Good to have you on board fella and fantastic progress over such a short period!!


----------



## roadrunner11466868009 (Mar 28, 2011)

Hello and welcome. Your at a good gym with good knowledgeable people the pictures prove this well done.


----------



## MattHart (Dec 11, 2012)

Cheers guys, I've not been able to put photos up anywhere before as the girlfriend won't approve of me putting them up on Facebook as apparently i'm for her eyes only haha. Will be good to get some comments/criticisms. Need to work on my chest a bit more though i think.
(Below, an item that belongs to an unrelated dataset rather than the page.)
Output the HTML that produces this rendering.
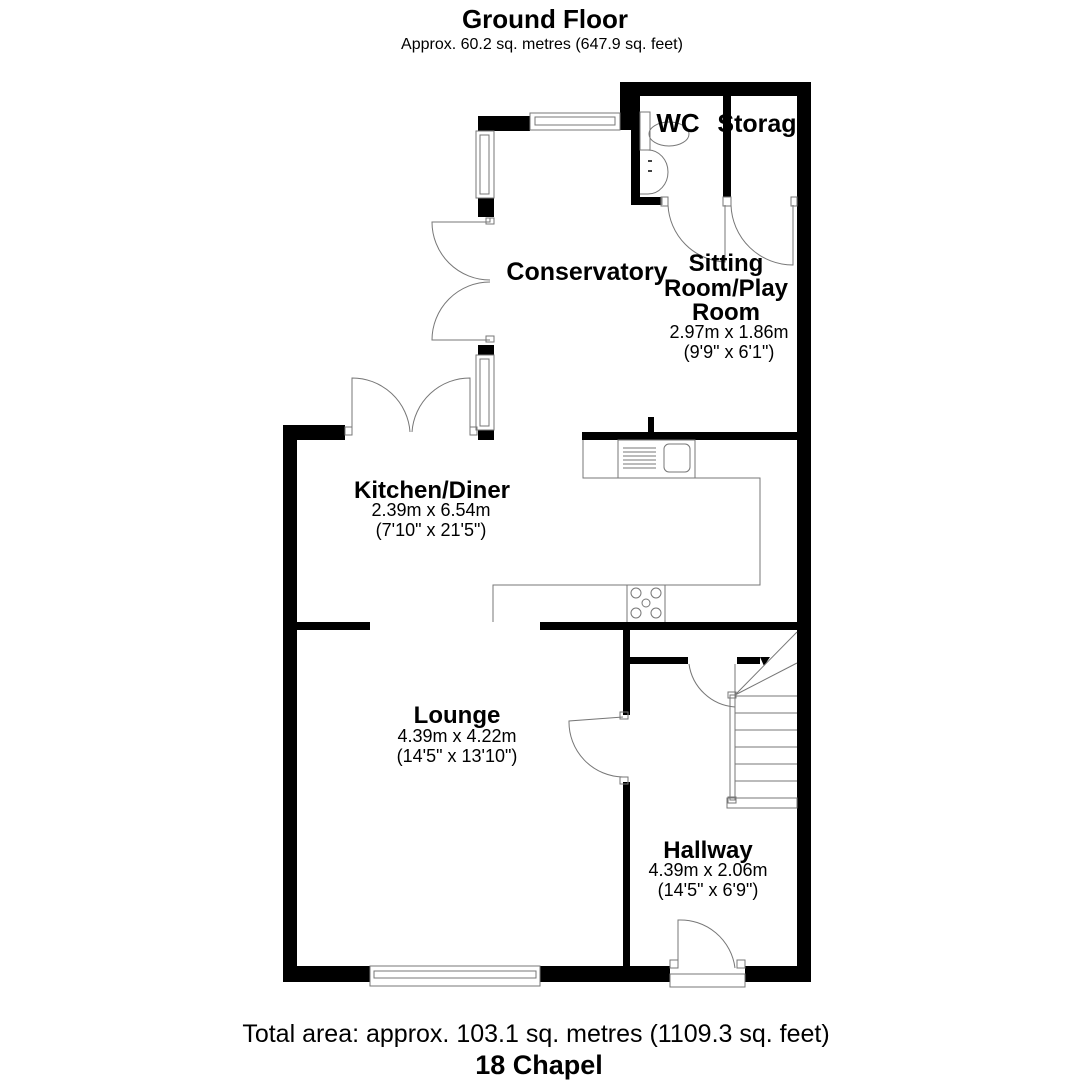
<!DOCTYPE html>
<html><head><style>
html,body{margin:0;padding:0;background:#fff;}
svg{display:block;}
text{font-family:"Liberation Sans",Arial,sans-serif;fill:#000;}
.b{font-weight:bold;}
</style></head><body>
<svg width="1080" height="1080" viewBox="0 0 1080 1080">
<text x="545" y="28" text-anchor="middle" class="b" font-size="26">Ground Floor</text>
<text x="542" y="49" text-anchor="middle" font-size="16">Approx. 60.2 sq. metres (647.9 sq. feet)</text>
<text x="536" y="1042" text-anchor="middle" font-size="25">Total area: approx. 103.1 sq. metres (1109.3 sq. feet)</text>
<text x="539" y="1074" text-anchor="middle" class="b" font-size="27">18 Chapel</text>

<g fill="#000">
<rect x="623" y="82" width="188" height="14"/>
<rect x="620" y="82" width="18" height="48"/>
<rect x="631" y="82" width="9" height="123"/>
<rect x="631" y="197" width="30" height="8"/>
<rect x="723" y="82" width="8" height="115"/>
<rect x="797" y="82" width="14" height="900"/>
<rect x="478" y="116" width="52" height="15"/>
<rect x="478" y="198" width="16" height="19"/>
<rect x="478" y="345" width="16" height="10"/>
<rect x="478" y="430" width="16" height="10"/>
<rect x="582" y="432" width="215" height="8"/>
<rect x="648" y="417" width="6" height="15"/>
<rect x="283" y="425" width="14" height="557"/>
<rect x="283" y="425" width="62" height="15"/>
<rect x="297" y="622" width="73" height="8"/>
<rect x="540" y="622" width="257" height="8"/>
<rect x="623" y="630" width="7" height="85"/>
<rect x="623" y="782" width="7" height="186"/>
<rect x="630" y="657" width="58" height="7"/>
<rect x="737" y="657" width="23" height="7"/>
<polygon points="760,657 770,657 764,666"/>
<rect x="283" y="966" width="87" height="16"/>
<rect x="540" y="966" width="130" height="16"/>
<rect x="745" y="966" width="66" height="16"/>
</g>

<g fill="none" stroke="#777" stroke-width="1">
<rect x="530" y="113" width="90" height="17"/>
<rect x="535" y="117" width="80" height="8"/>
<rect x="476" y="131" width="18" height="67"/>
<rect x="480" y="135" width="9" height="59"/>
<rect x="476" y="355" width="18" height="75"/>
<rect x="480" y="359" width="9" height="67"/>
<rect x="370" y="966" width="170" height="20"/>
<rect x="374" y="971" width="162" height="7"/>
<path d="M490 218 L490 222 L432 222 A58 58 0 0 0 490 280"/>
<path d="M490 340 L432 340 A58 58 0 0 1 490 282"/>
<rect x="486" y="218" width="8" height="6"/>
<rect x="486" y="336" width="8" height="6"/>
<path d="M352 432 L352 378 A58 58 0 0 1 410 432"/>
<path d="M470 432 L470 378 A58 58 0 0 0 412 432"/>
<rect x="345" y="427" width="7" height="8"/>
<rect x="470" y="427" width="7" height="8"/>
<path d="M662 197 L662 205 M668 205 A60 60 0 0 0 725 262 L725 205"/>
<rect x="661" y="197" width="7" height="9"/>
<rect x="723" y="197" width="8" height="9"/>
<path d="M731 205 A62 62 0 0 0 793 265 L793 205"/>
<rect x="791" y="197" width="6" height="9"/>
<rect x="640" y="112" width="10" height="38"/>
<ellipse cx="669" cy="134" rx="20" ry="12"/>
<path d="M640 150 L648 150 A20 22 0 0 1 648 194 L640 194"/>
<path d="M583 440 L583 478 L760 478 L760 585 L493 585 L493 622"/>
<rect x="618" y="440" width="77" height="38"/>
<rect x="664" y="444" width="26" height="28" rx="5"/>
<path d="M623 448h33M623 452h33M623 456h33M623 460h33M623 464h33M623 468h33"/>
<path d="M627 585 L627 622 M665 585 L665 622"/>
<circle cx="636" cy="593" r="5"/><circle cx="656" cy="593" r="5"/>
<circle cx="646" cy="603" r="4"/>
<circle cx="636" cy="613" r="5"/><circle cx="656" cy="613" r="5"/>
<path d="M623 717 L569 721 A55 55 0 0 0 623 777"/>
<rect x="620" y="712" width="8" height="7"/>
<rect x="620" y="777" width="8" height="7"/>
<path d="M689 664 A50 50 0 0 0 735 707"/>
<rect x="730" y="695" width="5" height="105"/>
<rect x="728" y="692" width="8" height="6"/>
<rect x="728" y="797" width="8" height="6"/>
<path d="M735 664 L735 695 L797 632 M735 695 L797 663"/>
<path d="M735 696h62M735 713h62M735 730h62M735 747h62M735 764h62M735 781h62M735 798h62"/>
<rect x="727" y="798" width="70" height="10"/>
<path d="M678 968 L678 920 A55 55 0 0 1 735 968"/>
<rect x="670" y="960" width="8" height="8"/>
<rect x="737" y="960" width="8" height="8"/>
<rect x="670" y="974" width="75" height="13"/>
</g>
<g fill="#444"><rect x="648" y="160" width="4" height="2"/><rect x="648" y="170" width="4" height="2"/></g>

<text x="587" y="280" text-anchor="middle" class="b" font-size="25">Conservatory</text>
<text x="678" y="132" text-anchor="middle" class="b" font-size="26">WC</text>
<text x="757" y="132" text-anchor="middle" class="b" font-size="25">Storag</text>
<text x="726" y="271" text-anchor="middle" class="b" font-size="24">Sitting</text>
<text x="726" y="296" text-anchor="middle" class="b" font-size="24">Room/Play</text>
<text x="726" y="320" text-anchor="middle" class="b" font-size="24">Room</text>
<text x="729" y="338" text-anchor="middle" font-size="18">2.97m x 1.86m</text>
<text x="729" y="358" text-anchor="middle" font-size="18">(9'9" x 6'1")</text>
<text x="432" y="498" text-anchor="middle" class="b" font-size="24">Kitchen/Diner</text>
<text x="431" y="516" text-anchor="middle" font-size="18">2.39m x 6.54m</text>
<text x="431" y="536" text-anchor="middle" font-size="18">(7'10" x 21'5")</text>
<text x="457" y="723" text-anchor="middle" class="b" font-size="24">Lounge</text>
<text x="457" y="742" text-anchor="middle" font-size="18">4.39m x 4.22m</text>
<text x="457" y="762" text-anchor="middle" font-size="18">(14'5" x 13'10")</text>
<text x="708" y="858" text-anchor="middle" class="b" font-size="24">Hallway</text>
<text x="708" y="876" text-anchor="middle" font-size="18">4.39m x 2.06m</text>
<text x="708" y="896" text-anchor="middle" font-size="18">(14'5" x 6'9")</text>
</svg>
</body></html>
I've been fairly racking up the weights for my DB presses and flies since i started though  in july i was pressing 16Kg DB's now i'm using 25Kg's, for flys in july i was using 10Kg's now im using 16Kg's  so nice to see actual results!


----------



## bornagainmeathead (Nov 26, 2011)

Hi Matt,

Some good results there, but more importantly.....................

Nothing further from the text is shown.